The first phase of our engagement involved a feasibility study. The Genesis team’s assessment highlighted that while Senegal possesses a good legal, institutional, and technical framework for public finance, its potential for strategic nutrition budgeting remained untapped because of the absence of a formal budget tracking system.
To bridge this gap, we facilitated a collaborative learning process. This involved multi-country capacity building workshops for peer learning, a high-level workshop with key stakeholders from the Ministry of Finance, the Ministry of Health, and other line ministries for consultations.
In these sessions, our team presented case studies from countries like Rwanda, Nigeria and Ethiopia which have recently successfully implemented a similar reform. This comparative analysis allowed Senegalese officials to interrogate different models, assessing their strengths and weaknesses within the unique context of their own administrative systems, ultimately building consensus around the most effective path forward.
The Genesis team is now coordinating the design of the tag to align with the functionalities of Senegal's new Financial Management Information System (SIGIF).
This work led to the co-development of a nutrition taxonomy, a system that identifies nutrition-specific, nutrition-sensitive, and indirect nutrition expenditures across multiple sectors.
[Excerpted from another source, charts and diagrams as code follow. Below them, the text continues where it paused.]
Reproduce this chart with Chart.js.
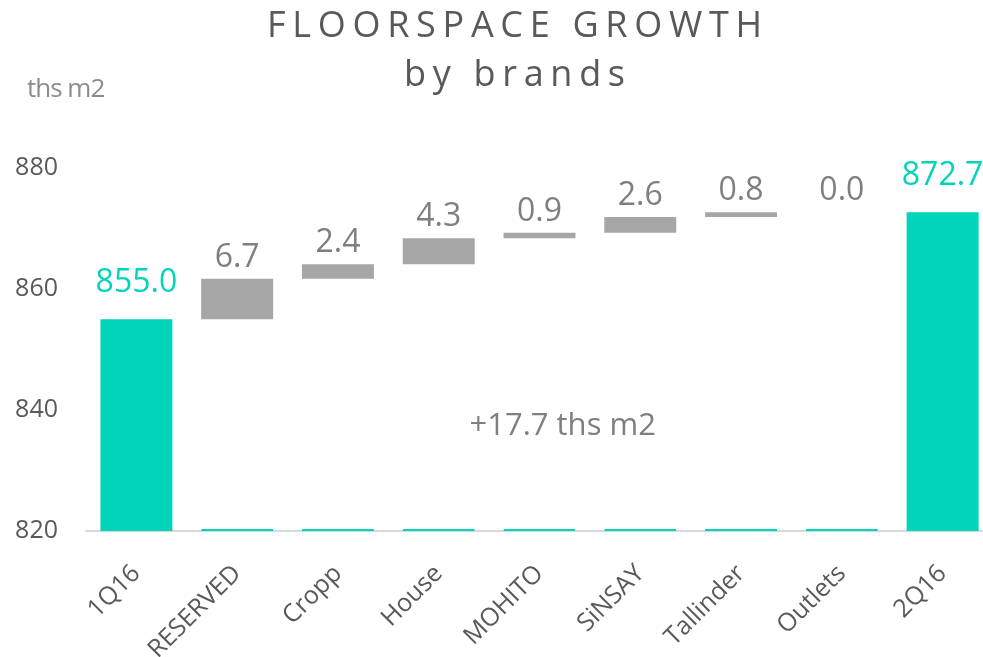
<!DOCTYPE html>
<html>
<head>
<meta charset="utf-8">
<title>Floorspace growth by brands</title>
<script src="https://cdn.jsdelivr.net/npm/chart.js@4.4.0/dist/chart.umd.min.js"></script>
<style>
    html, body { margin: 0; padding: 0; background: #fff; overflow: hidden; }
    #wrap { position: relative; width: 983px; height: 657px; overflow: hidden; }
    #chart { position: absolute; left: 0; top: 0; }
    .title {
        position: absolute;
        font-family: 'Open Sans', sans-serif;
        font-size: 36px;
        line-height: 36px;
        letter-spacing: 6.7px;
        color: #595959;
        white-space: nowrap;
    }
    .unit {
        position: absolute;
        left: 27px;
        top: 74px;
        font-family: 'Open Sans', sans-serif;
        font-size: 26px;
        line-height: 26px;
        letter-spacing: -1px;
        color: #8c8c8c;
    }
</style>
</head>
<body>
<div id="wrap">
    <canvas id="chart" width="993" height="657"></canvas>
    <div class="title" style="left:267px; top:6px;">FLOORSPACE GROWTH</div>
    <div class="title" style="left:404px; top:55px;">by brands</div>
    <div class="unit">ths m2</div>
</div>
<script>
    // chart data
    const categories = ['1Q16', 'RESERVED', 'Cropp', 'House', 'MOHITO', 'SiNSAY', 'Tallinder', 'Outlets', '2Q16'];
    const startTotal = 855.0;
    const brandChanges = [6.7, 2.4, 4.3, 0.9, 2.6, 0.8, 0.0];
    const endTotal = 872.7;
    const yTicks = [820, 840, 860, 880];
    const growthNote = '+17.7 ths m2';

    const teal = '#00d5b9';
    const grey = '#a6a6a6';

    const axisMin = yTicks[0];
    const axisMax = yTicks[yTicks.length - 1];

    // waterfall ranges: totals from the axis, brand changes floating on the running sum
    let running = startTotal;
    const barRanges = [[axisMin, startTotal]];
    const baseRanges = [null];
    brandChanges.forEach(v => {
        const next = Math.round((running + v) * 10) / 10;
        baseRanges.push([axisMin, running]);
        barRanges.push([running, next]);
        running = next;
    });
    barRanges.push([axisMin, endTotal]);
    baseRanges.push(null);

    const barValues = [startTotal, ...brandChanges, endTotal];
    const isTotal = (i) => i === 0 || i === categories.length - 1;

    const valueLabels = {
        id: 'valueLabels',
        afterDatasetsDraw(chart) {
            const ctx = chart.ctx;
            const meta = chart.getDatasetMeta(1);
            ctx.save();
            ctx.font = '32px "Open Sans"';
            ctx.textAlign = 'center';
            ctx.textBaseline = 'alphabetic';
            meta.data.forEach((bar, i) => {
                const top = Math.min(bar.y, bar.base);
                ctx.fillStyle = isTotal(i) ? teal : '#7f7f7f';
                ctx.fillText(barValues[i].toFixed(1), bar.x, top - (isTotal(i) ? 27 : 12));
            });
            // total growth note inside the plot
            const xs = chart.scales.x, ys = chart.scales.y;
            ctx.font = '31px "Open Sans"';
            ctx.fillStyle = '#7f7f7f';
            ctx.fillText(growthNote, xs.getPixelForValue(4.23), ys.getPixelForValue(835.8));
            ctx.restore();
        }
    };

    new Chart(document.getElementById('chart'), {
        type: 'bar',
        data: {
            labels: categories,
            datasets: [{
                label: 'base',
                data: baseRanges,
                grouped: false,
                backgroundColor: 'rgba(0,0,0,0)',
                borderColor: teal,
                borderWidth: { top: 0, left: 0, right: 0, bottom: 2 },
                borderSkipped: false,
                barPercentage: 0.714,
                categoryPercentage: 1
            }, {
                label: 'Floorspace',
                data: barRanges,
                grouped: false,
                backgroundColor: categories.map((c, i) => isTotal(i) ? teal : grey),
                borderWidth: 0,
                barPercentage: 0.714,
                categoryPercentage: 1
            }]
        },
        plugins: [valueLabels],
        options: {
            responsive: false,
            animation: false,
            layout: { padding: { top: 168, left: 0, right: 0, bottom: 0 } },
            plugins: {
                legend: { display: false },
                tooltip: { enabled: false },
                title: { display: false }
            },
            scales: {
                x: {
                    grid: { display: false, drawTicks: false },
                    border: { display: true, color: '#d9d9d9', width: 2 },
                    ticks: {
                        autoSkip: false,
                        maxRotation: 45,
                        minRotation: 45,
                        padding: 28,
                        color: '#595959',
                        font: { family: 'Open Sans', size: 25 }
                    },
                    afterFit: (scale) => { scale.height = 126; }
                },
                y: {
                    min: axisMin,
                    max: axisMax,
                    grid: { display: false, drawTicks: false },
                    border: { display: false },
                    afterBuildTicks: (scale) => { scale.ticks = yTicks.map(v => ({ value: v })); },
                    ticks: {
                        padding: 28,
                        color: '#595959',
                        font: { family: 'Open Sans', size: 25 }
                    },
                    afterFit: (scale) => { scale.width = 86; }
                }
            }
        }
    });
</script>
</body>
</html>
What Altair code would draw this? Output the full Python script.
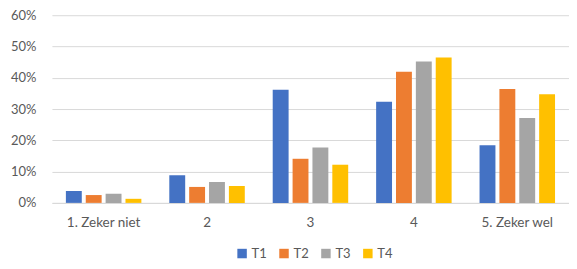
import altair as alt
import pandas as pd

categories = ["1. Zeker niet", "2", "3", "4", "5. Zeker wel"]
series = ["T1", "T2", "T3", "T4"]
T1 = [0.038, 0.088, 0.362, 0.323, 0.184]
T2 = [0.025, 0.051, 0.141, 0.419, 0.364]
T3 = [0.029, 0.067, 0.177, 0.452, 0.271]
T4 = [0.013, 0.054, 0.122, 0.465, 0.347]
colors = ["#4472C4", "#ED7D31", "#A5A5A5", "#FFC000"]

rows = []
for s, vals in zip(series, [T1, T2, T3, T4]):
    for c, v in zip(categories, vals):
        rows.append({"cat": c, "serie": s, "val": v})
df = pd.DataFrame(rows)

font = "Lato"
chart = alt.Chart(df).mark_bar().encode(
    x=alt.X("cat:N", sort=categories, title=None,
            scale=alt.Scale(paddingInner=0.27, paddingOuter=0.135),
            axis=alt.Axis(labelAngle=0, ticks=False, domainColor="#D9D9D9",
                          labelFontSize=13.5, labelColor="#595959", labelFont=font,
                          labelPadding=13, grid=False)),
    xOffset=alt.XOffset("serie:N", sort=series,
                        scale=alt.Scale(paddingInner=0.2)),
    y=alt.Y("val:Q", title=None,
            scale=alt.Scale(domain=[0, 0.6], nice=False),
            axis=alt.Axis(format=".0%", values=[0, 0.1, 0.2, 0.3, 0.4, 0.5, 0.6],
                          ticks=False, domain=False, gridColor="#D9D9D9",
                          labelFontSize=13, labelColor="#595959", labelFont=font,
                          labelPadding=16)),
    color=alt.Color("serie:N", sort=series,
                    scale=alt.Scale(domain=series, range=colors),
                    legend=alt.Legend(title=None, orient="none", direction="horizontal",
                                      legendX=184, legendY=232,
                                      symbolType="square", symbolSize=90,
                                      symbolStrokeWidth=0,
                                      labelFontSize=13, labelColor="#595959",
                                      labelFont=font, columnPadding=10,
                                      symbolOffset=0, labelOffset=3)),
).properties(
    width=518, height=188,
    autosize=alt.AutoSizeParams(type="none"),
    padding={"left": 44, "top": 7, "right": 0, "bottom": 58},
).configure_view(stroke=None)

chart.save("out.html", embed_options={"renderer": "svg", "actions": False})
This intervention is critical. Despite strong commitment toward improving nutrition outcomes, the government of Senegal has historically faced challenges in budgeting and allocating resources to nutrition. This stagnation has profound long-term consequences. Chronic malnutrition, particularly stunting, not only represents a public health crisis but also erodes human capital, impacting cognitive development, educational attainment, and future economic productivity.
Once tested and validated, the system that is being co-developed will equip the government of Senegal with the fiscal intelligence to interpret expenditure information alongside performance and outcome data.
Armed with this data, policymakers will be able to answer critical questions for the first time: Is funding reaching the regions with the highest stunting rates? Are allocations for preventative interventions adequate compared to curative services?
This level of fiscal intelligence allows for a dynamic, evidence-based approach to policy, shifting the budget cycle from a static annual exercise to a responsive management tool. It moves the conversation from 'how much did we spend?' to 'what impact did we achieve with our spending?' - a hallmark of modern, effective governance and the central aim of Genesis’s PFM engagements.